AUSTIN, Texas — The College of Fine Arts at The University of Texas at Austin has appointed to its faculty design industry leader Doreen Lorenzo to oversee a campus-wide initiative to integrate design thinking into the curriculum across the university.
A successful leader of global creative firms, Lorenzo has advised Fortune 100 companies on design and innovation issues for decades. She is the former president of the global design firms Frog and Quirky, co-founder of the mobile video insights firm Vidlet, a board member and adviser to several startup companies, and a columnist for Fast Company Co. Design and Medium. A thought leader on business and design issues, she speaks publicly about her signature leadership style and the power of empathy to drive business results.
“We’re living in a multidisciplinary age of design,” said Doug Dempster, dean of the College of Fine Arts. “Design disciplines are reshaping the landscape of product development, Internet commerce, organizational decision-making and cultural creativity and consumption. The University of Texas at Austin intends to put itself at the nimble, leading edge of this creative economy. Doreen Lorenzo brings us exactly the leadership we need to discover and maintain that edge.”
Lorenzo will lead an advisory group tasked with integrating design studies curricula in the College of Fine Arts, the McCombs School of Business, the School of Information, the Cockrell School of Engineering, the School of Architecture and the Department of Computer Science in the College of Natural Sciences. New curricular options will offer students opportunities to study design from a variety of disciplinary perspectives. She will also work to create corporate and industry partnerships that connect students and faculty members to local and regional firms seeking design-savvy graduates.
“I’m excited for this opportunity to bring my decades of experience in the design and innovation fields to create one of the most holistic design and business university programs in the country,” said Lorenzo. “Today design isn’t just about artifacts. It’s about systems thinking. Great design is inseparable from other disciplines like business and technology, so we are developing an integrated educational experience that will prepare students to become systems thinkers who are sought after in an increasingly interdisciplinary job market.”
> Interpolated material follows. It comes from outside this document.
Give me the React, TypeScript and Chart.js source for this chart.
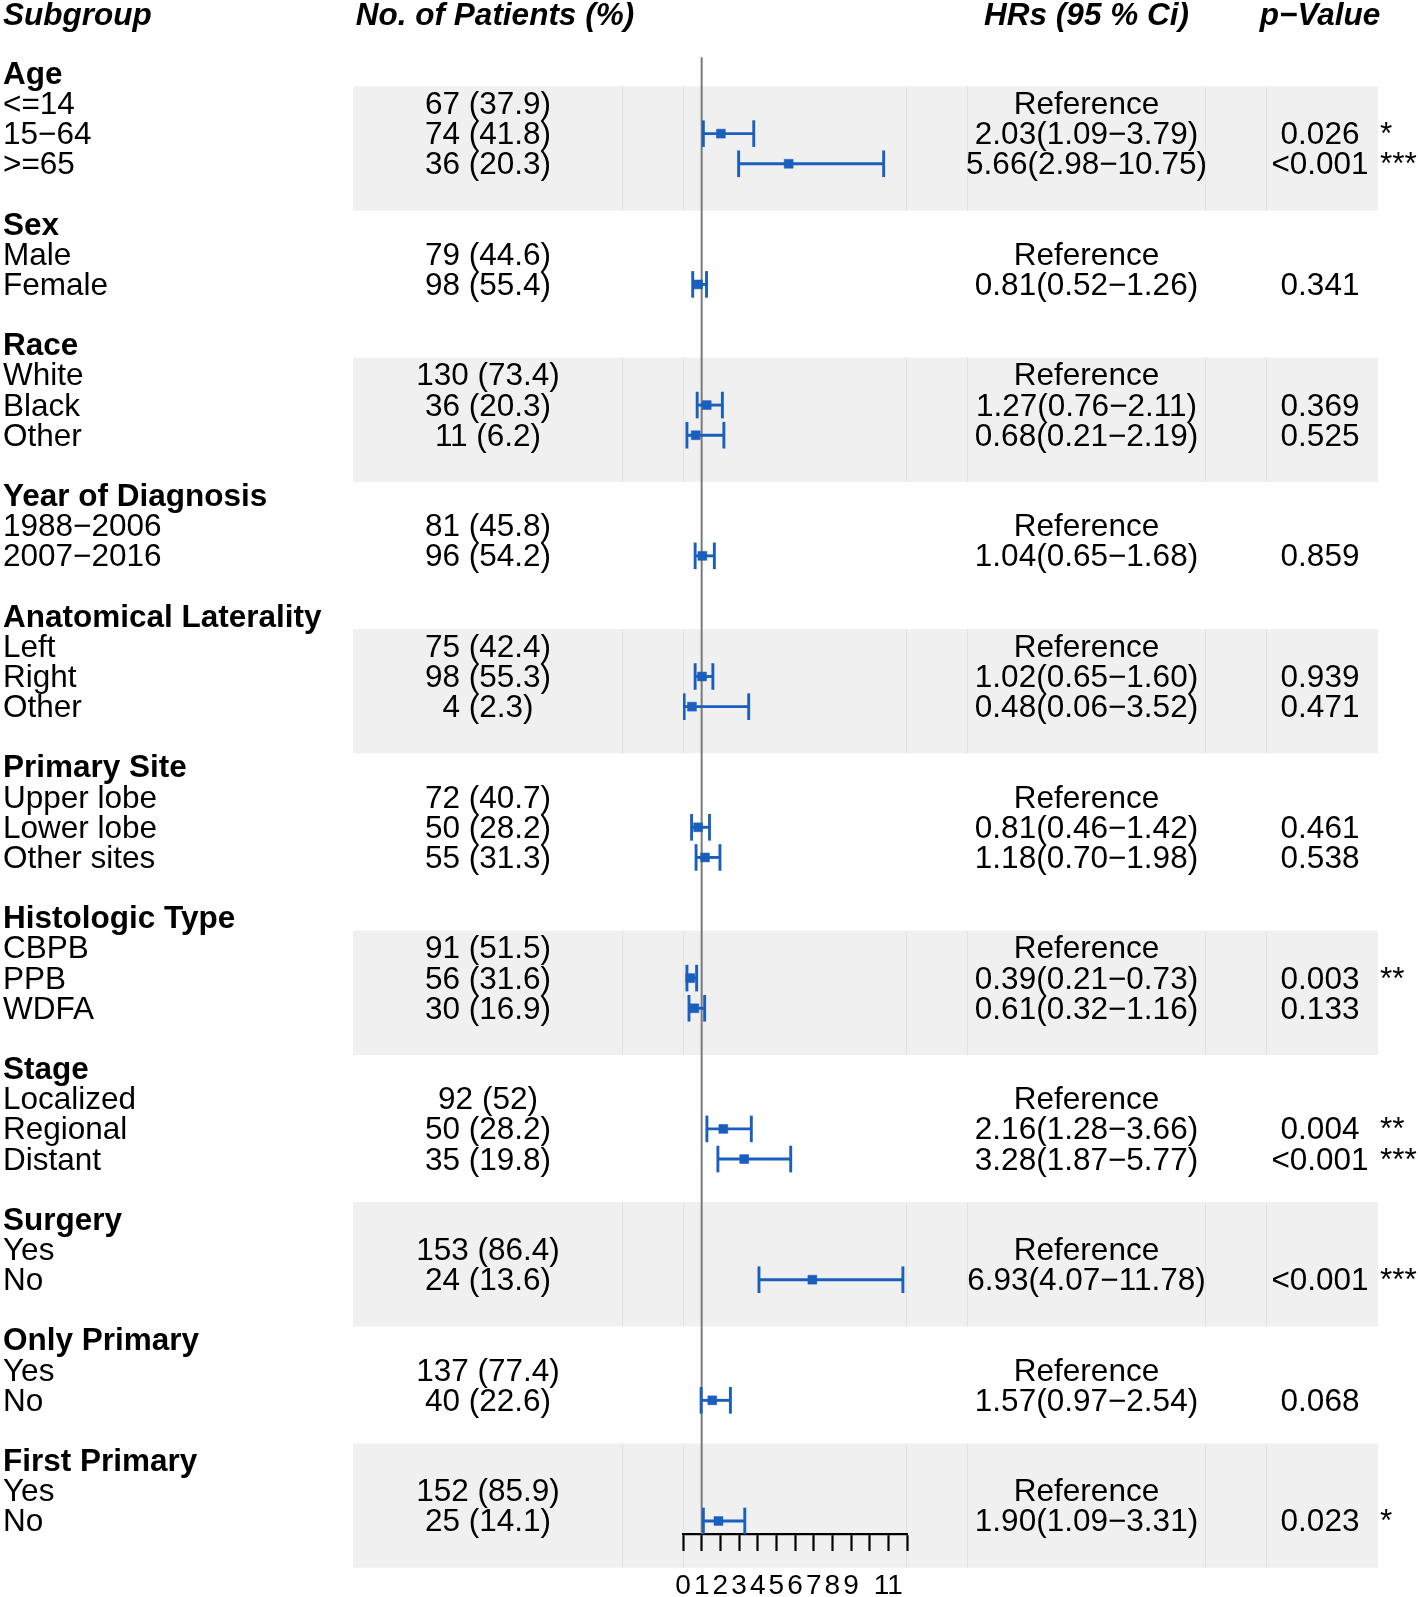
import React, { useEffect, useRef } from "react";
import { Chart, registerables } from "chart.js";

Chart.register(...registerables);

// ---------------- data ----------------
const groupNames = [
  "Age",
  "Sex",
  "Race",
  "Year of Diagnosis",
  "Anatomical Laterality",
  "Primary Site",
  "Histologic Type",
  "Stage",
  "Surgery",
  "Only Primary",
  "First Primary",
];

const subgroupLabels = [
  ["<=14", "15\u221264", ">=65"],
  ["Male", "Female"],
  ["White", "Black", "Other"],
  ["1988\u22122006", "2007\u22122016"],
  ["Left", "Right", "Other"],
  ["Upper lobe", "Lower lobe", "Other sites"],
  ["CBPB", "PPB", "WDFA"],
  ["Localized", "Regional", "Distant"],
  ["Yes", "No"],
  ["Yes", "No"],
  ["Yes", "No"],
];

const patientCounts = [
  [67, 74, 36],
  [79, 98],
  [130, 36, 11],
  [81, 96],
  [75, 98, 4],
  [72, 50, 55],
  [91, 56, 30],
  [92, 50, 35],
  [153, 24],
  [137, 40],
  [152, 25],
];

const patientPercents = [
  [37.9, 41.8, 20.3],
  [44.6, 55.4],
  [73.4, 20.3, 6.2],
  [45.8, 54.2],
  [42.4, 55.3, 2.3],
  [40.7, 28.2, 31.3],
  [51.5, 31.6, 16.9],
  [52, 28.2, 19.8],
  [86.4, 13.6],
  [77.4, 22.6],
  [85.9, 14.1],
];

const hazardRatios = [
  [null, 2.03, 5.66],
  [null, 0.81],
  [null, 1.27, 0.68],
  [null, 1.04],
  [null, 1.02, 0.48],
  [null, 0.81, 1.18],
  [null, 0.39, 0.61],
  [null, 2.16, 3.28],
  [null, 6.93],
  [null, 1.57],
  [null, 1.9],
];

const ciLower = [
  [null, 1.09, 2.98],
  [null, 0.52],
  [null, 0.76, 0.21],
  [null, 0.65],
  [null, 0.65, 0.06],
  [null, 0.46, 0.7],
  [null, 0.21, 0.32],
  [null, 1.28, 1.87],
  [null, 4.07],
  [null, 0.97],
  [null, 1.09],
];

const ciUpper = [
  [null, 3.79, 10.75],
  [null, 1.26],
  [null, 2.11, 2.19],
  [null, 1.68],
  [null, 1.6, 3.52],
  [null, 1.42, 1.98],
  [null, 0.73, 1.16],
  [null, 3.66, 5.77],
  [null, 11.78],
  [null, 2.54],
  [null, 3.31],
];

const pValues = [
  [null, "0.026", "<0.001"],
  [null, "0.341"],
  [null, "0.369", "0.525"],
  [null, "0.859"],
  [null, "0.939", "0.471"],
  [null, "0.461", "0.538"],
  [null, "0.003", "0.133"],
  [null, "0.004", "<0.001"],
  [null, "<0.001"],
  [null, "0.068"],
  [null, "0.023"],
];

const columnTitles = ["Subgroup", "No. of Patients (%)", "HRs (95 % Ci)", "p\u2212Value"];
const referenceLabel = "Reference";
const xTickValues = [0, 1, 2, 3, 4, 5, 6, 7, 8, 9, 10, 11, 12];
const xTickLabels = ["0", "1", "2", "3", "4", "5", "6", "7", "8", "9", "", "11", ""];
const nullLine = 1;

// ---------------- layout / style ----------------
const W = 1418;
const H = 1597;
const FONT = '"Liberation Sans", Arial, Helvetica, sans-serif';
const FS = 31.5;
const BLUE = "#1a5fbd";
const BAND = "#f0f0f0";
const SEP = "#e2e2e2";
const ROW0_PX = 73.3;
const ROW_H = 30.16;
const TITLE_ROW = -1.95;
const REFLINE_TOP_ROW = -0.53;

const COL = {
  subX: 3,
  nCenter: 488,
  nTitleCenter: 495,
  hrCenter: 1086.5,
  pCenter: 1320,
  starX: 1380,
  bandLeft: 353,
  bandRight: 1378,
  seps: [622.5, 967.5, 1205.5, 1266.5],
};

function fmtStars(p: string) {
  if (p.startsWith("<")) return "***";
  const v = parseFloat(p);
  if (v < 0.001) return "***";
  if (v < 0.01) return "**";
  if (v < 0.05) return "*";
  return "";
}

type RowInfo = { header: number; items: number[] };
function buildRows(): RowInfo[] {
  const out: RowInfo[] = [];
  let r = 0;
  groupNames.forEach((_, g) => {
    const n = subgroupLabels[g].length;
    const items: number[] = [];
    for (let i = 0; i < n; i++) items.push(r + 1 + i);
    out.push({ header: r, items });
    r += n + 2;
  });
  return out;
}

export default function App() {
  const ref = useRef<HTMLCanvasElement | null>(null);

  useEffect(() => {
    document.body.style.margin = "0";
    document.body.style.overflow = "hidden";
    const canvas = ref.current;
    if (!canvas) return;
    const rows = buildRows();

    const datasets: any[] = [];
    const refLine: any = {
      type: "scatter",
      data: [
        { x: nullLine, y: REFLINE_TOP_ROW },
        { x: nullLine, y: 60 },
      ],
      showLine: true,
      borderColor: "#7a7a7a",
      borderWidth: 2,
      pointRadius: 0,
      order: 10,
    };
    datasets.push(refLine);
    const caps: any[] = [];
    const pts: any[] = [];
    groupNames.forEach((_, g) => {
      rows[g].items.forEach((r, i) => {
        const hr = hazardRatios[g][i];
        const lo = ciLower[g][i];
        const hi = ciUpper[g][i];
        if (hr == null || lo == null || hi == null) return;
        datasets.push({
          type: "scatter",
          data: [
            { x: lo, y: r },
            { x: hi, y: r },
          ],
          showLine: true,
          borderColor: BLUE,
          borderWidth: 2.9,
          pointRadius: 0,
          order: 5,
        });
        caps.push({ x: lo, y: r }, { x: hi, y: r });
        pts.push({ x: hr, y: r });
      });
    });
    datasets.push({
      type: "scatter",
      data: caps,
      pointStyle: "line",
      rotation: 90,
      radius: 13.3,
      borderColor: BLUE,
      borderWidth: 2.9,
      order: 4,
    });
    datasets.push({
      type: "scatter",
      data: pts,
      pointStyle: "rect",
      radius: 6.3,
      backgroundColor: BLUE,
      borderColor: BLUE,
      borderWidth: 0.5,
      order: 1,
    });

    const bandPlugin = {
      id: "bands",
      beforeDraw(chart: any) {
        const ctx = chart.ctx;
        const ys = chart.scales.y;
        const xs = chart.scales.x;
        ctx.save();
        ctx.fillStyle = "#ffffff";
        ctx.fillRect(0, 0, W, H);
        rows.forEach((row, g) => {
          if (g % 2 !== 0) return;
          const last = row.items[row.items.length - 1];
          const y1 = ys.getPixelForValue(last + 1.55 - 4.12);
          const y2 = ys.getPixelForValue(last + 1.55);
          ctx.fillStyle = BAND;
          ctx.fillRect(COL.bandLeft, y1, COL.bandRight - COL.bandLeft, y2 - y1);
          ctx.strokeStyle = SEP;
          ctx.lineWidth = 1;
          const seps = [...COL.seps, xs.getPixelForValue(0) + 0.5, xs.getPixelForValue(12) - 0.5];
          seps.forEach((sx) => {
            ctx.beginPath();
            ctx.moveTo(sx, y1);
            ctx.lineTo(sx, y2);
            ctx.stroke();
          });
        });
        ctx.restore();
      },
    };

    const textPlugin = {
      id: "texts",
      afterDraw(chart: any) {
        const ctx = chart.ctx;
        const ys = chart.scales.y;
        const base = (r: number) => ys.getPixelForValue(r) + FS * 0.358 - 0.8;
        ctx.save();
        ctx.fillStyle = "#000";
        ctx.textBaseline = "alphabetic";
        ctx.font = `italic bold ${FS}px ${FONT}`;
        const ty = base(TITLE_ROW);
        ctx.textAlign = "left";
        ctx.fillText(columnTitles[0], COL.subX, ty);
        ctx.textAlign = "center";
        ctx.fillText(columnTitles[1], COL.nTitleCenter, ty);
        ctx.fillText(columnTitles[2], COL.hrCenter, ty);
        ctx.fillText(columnTitles[3], COL.pCenter, ty);

        rows.forEach((row, g) => {
          ctx.font = `bold ${FS}px ${FONT}`;
          ctx.textAlign = "left";
          ctx.fillText(groupNames[g], COL.subX, base(row.header));
          ctx.font = `${FS}px ${FONT}`;
          row.items.forEach((r, i) => {
            const b = base(r);
            ctx.textAlign = "left";
            ctx.fillText(subgroupLabels[g][i], COL.subX, b);
            ctx.textAlign = "center";
            ctx.fillText(`${patientCounts[g][i]} (${patientPercents[g][i]})`, COL.nCenter, b);
            const hr = hazardRatios[g][i];
            const lo = ciLower[g][i];
            const hi = ciUpper[g][i];
            if (hr == null || lo == null || hi == null) {
              ctx.fillText(referenceLabel, COL.hrCenter, b);
            } else {
              ctx.fillText(`${hr.toFixed(2)}(${lo.toFixed(2)}\u2212${hi.toFixed(2)})`, COL.hrCenter, b);
            }
            const p = pValues[g][i];
            if (p != null) {
              ctx.fillText(p, COL.pCenter, b);
              const s = fmtStars(p);
              if (s) {
                ctx.textAlign = "left";
                ctx.fillText(s, COL.starX, b);
              }
            }
          });
        });
        ctx.restore();
      },
    };

    const chart: any = new Chart(canvas, {
      type: "scatter",
      data: { datasets },
      options: {
        animation: false,
        responsive: false,
        devicePixelRatio: 1,
        events: [],
        layout: { autoPadding: false, padding: { left: 683, right: W - 907, top: 0, bottom: -24 } },
        plugins: { legend: { display: false }, tooltip: { enabled: false } },
        scales: {
          x: {
            type: "linear",
            position: "bottom",
            min: 0,
            max: 12,
            afterBuildTicks: (scale: any) => {
              scale.ticks = xTickValues.map((v) => ({ value: v }));
            },
            ticks: {
              autoSkip: false,
              maxRotation: 0,
              minRotation: 0,
              padding: 21,
              color: "#000",
              font: { family: FONT, size: 28, lineHeight: 1.0 },
              callback: (v: any) => {
                const idx = xTickValues.indexOf(Number(v));
                return idx >= 0 ? xTickLabels[idx] : "";
              },
            },
            grid: {
              drawOnChartArea: false,
              drawTicks: true,
              tickLength: 17,
              tickWidth: 2.2,
              tickColor: "#000",
            },
            border: { display: true, color: "#000", width: 2.2 },
          },
          y: {
            type: "linear",
            display: false,
            reverse: true,
            min: -2,
            max: 50,
          },
        },
      },
      plugins: [bandPlugin, textPlugin],
    } as any);

    // map rows to pixels: row r -> ROW0_PX + r * ROW_H
    const area = chart.chartArea;
    const yMin = (area.top - ROW0_PX) / ROW_H;
    const yMax = (area.bottom - ROW0_PX) / ROW_H;
    chart.options.scales.y.min = yMin;
    chart.options.scales.y.max = yMax;
    refLine.data[1].y = yMax;
    chart.update();

    return () => chart.destroy();
  }, []);

  return (
    <canvas ref={ref} width={W} height={H} style={{ display: "block", width: W, height: H }} />
  );
}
In 2015, the College of Fine Arts partnered with the Dell Medical School to create the Design Institute for Health, a first-of-its-kind initiative dedicated to applying a creative design-based approach to the nation’s health care challenges. The institute is led by two veterans of the internationally recognized design firm IDEO: Stacey Chang, IDEO’s former managing director of health and wellness; and Beto Lopez, former head of systems design at IDEO and a UT Austin alumnus.
The Department of Art and Art History has revitalized its Design Division in recent years, and the program expects to double its undergraduate enrollment during the next five years. The department has hired several new faculty and staff members — many with industry experience and expertise.
Associate Professor and Chair of Design Carma Gorman has worked with the design faculty to develop a possible new B.A. in design, a program intended for students who prefer the flexibility and breadth of a liberal arts degree or who are interested in pursuing a double major. The B.A. is also a more accommodating option for transfer students. In fall 2016, the Design Division will also roll out a newly revised B.F.A. in design curriculum that will offer more flexibility in upper-division design courses and electives so students can supplement their design studies with courses in supporting areas.
“I’m really thrilled to be working with Doreen,” Gorman said. “Her hiring comes at the perfect time, and I’m looking forward to working with her and colleagues across campus to build innovative design curriculum and programming at UT.”